REASON: THE CASH VALUE OF INSURANCE IS TREATED AS NON MARKETABLE FINANCIAL CAPITAL.
Insurance is not an asset that should be considered in the balance sheet. It is because the payoff of the insurance is contingent on an event i.e., the death of Adrian.
For example, consider the PV of future earnings today is $10m. This is considering that the couple continues to live in future till retirement at least. The husband wants to secure the human capital if he dies early so he gets a life insurance and the payoff of the insurance in the event of his death is fixed based on the needs in the future. Say, he gets an insurance of $4.5m and he dies after 5 years when their PV of future earnings is $7m. Now that the husband has died, this PV will fall below $7, future spending liability will reduce and the family will receive $4.5m. But, that does not mean that this insurance should be a part of the balance sheet today. The payoff will only be earned in case the insured event occurs. And when it does occur it will be reflected under Cash (receipt from insurance company). So, there will never be an asset titled Insurance.

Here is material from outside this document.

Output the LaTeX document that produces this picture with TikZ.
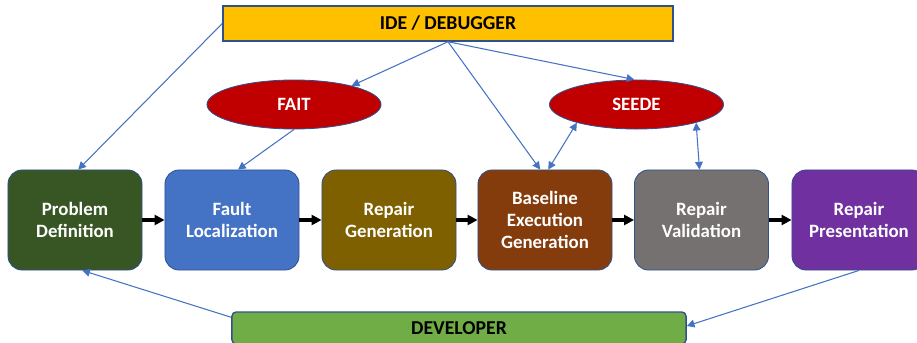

But permanent Life insurances do have cash value. further in the core reading it’s clearly mentioned that Cash value of the insurance is a part of Financial capital and Financial capital is in turn included in the economic balance sheet .

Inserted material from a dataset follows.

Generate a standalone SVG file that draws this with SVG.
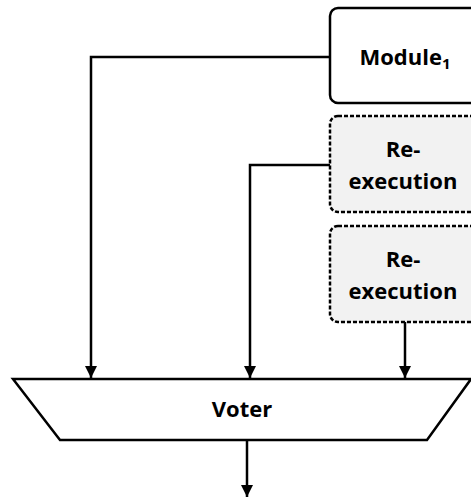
<svg xmlns="http://www.w3.org/2000/svg" width="471" height="499" viewBox="0 0 471 499">
<style>
.box{fill:#fff;stroke:#000;stroke-width:2.5}
.re{fill:#f2f2f2;stroke:#000;stroke-width:2.5;stroke-dasharray:4 2}
.t{font-family:"Open Sans","Liberation Sans",sans-serif;font-weight:bold;font-size:22px;fill:#000;text-anchor:middle}
.c{fill:none;stroke:#000;stroke-width:2.5}
</style>
<defs>
<marker id="ah" markerWidth="14" markerHeight="14" viewBox="0 0 14 14" refX="12" refY="7" orient="auto" markerUnits="userSpaceOnUse">
<path d="M0,1 L12,7 L0,13 Z" fill="#000"/>
</marker>
</defs>
<g id="module1">
<rect class="box" x="330" y="8" width="150" height="95" rx="8"/>
<text class="t" x="405" y="65" font-size="23">Module<tspan font-size="15" dy="4">1</tspan></text>
</g>
<g id="reexec1">
<rect class="re" x="330" y="116" width="150" height="96" rx="8"/>
<text class="t" x="403" y="157">Re-</text>
<text class="t" x="403" y="189">execution</text>
</g>
<g id="reexec2">
<rect class="re" x="330" y="226" width="150" height="96" rx="8"/>
<text class="t" x="403" y="267">Re-</text>
<text class="t" x="403" y="299">execution</text>
</g>
<g id="voter">
<polygon class="box" points="13,379 471,379 427,440 60,440"/>
<text class="t" x="242" y="417">Voter</text>
</g>
<g id="connectors">
<path class="c" d="M330,57 H91 V378" marker-end="url(#ah)"/>
<path class="c" d="M330,165 H250 V378" marker-end="url(#ah)"/>
<path class="c" d="M405,322 V378" marker-end="url(#ah)"/>
<path class="c" d="M247,440 V497" marker-end="url(#ah)"/>
</g>
</svg>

ohk ! I see , it’s written in the question that 100000 is the death benefit . But in table they simply mentioned 100000.
I got confused, 100000 is a death benefit not cash value – so should not be included in the Financial capital .
I got it now .
Cash value is, in simple words, the amount to be received at the end of the insurance term as mentioned in the insurance contract. Here, we are basically paying premiums and receiving an amount at maturity. So, in a way, it is like an investment, where payoff is not contingent on the occurrence of the insured event. Therefore, it’s nature is that of an asset and it is thus included in the balance sheet.
Note that there may be specific terms and details to be considered regarding cash values and insurance contracts and the above explanation is just a basic idea of why cash value is included in the balance sheet.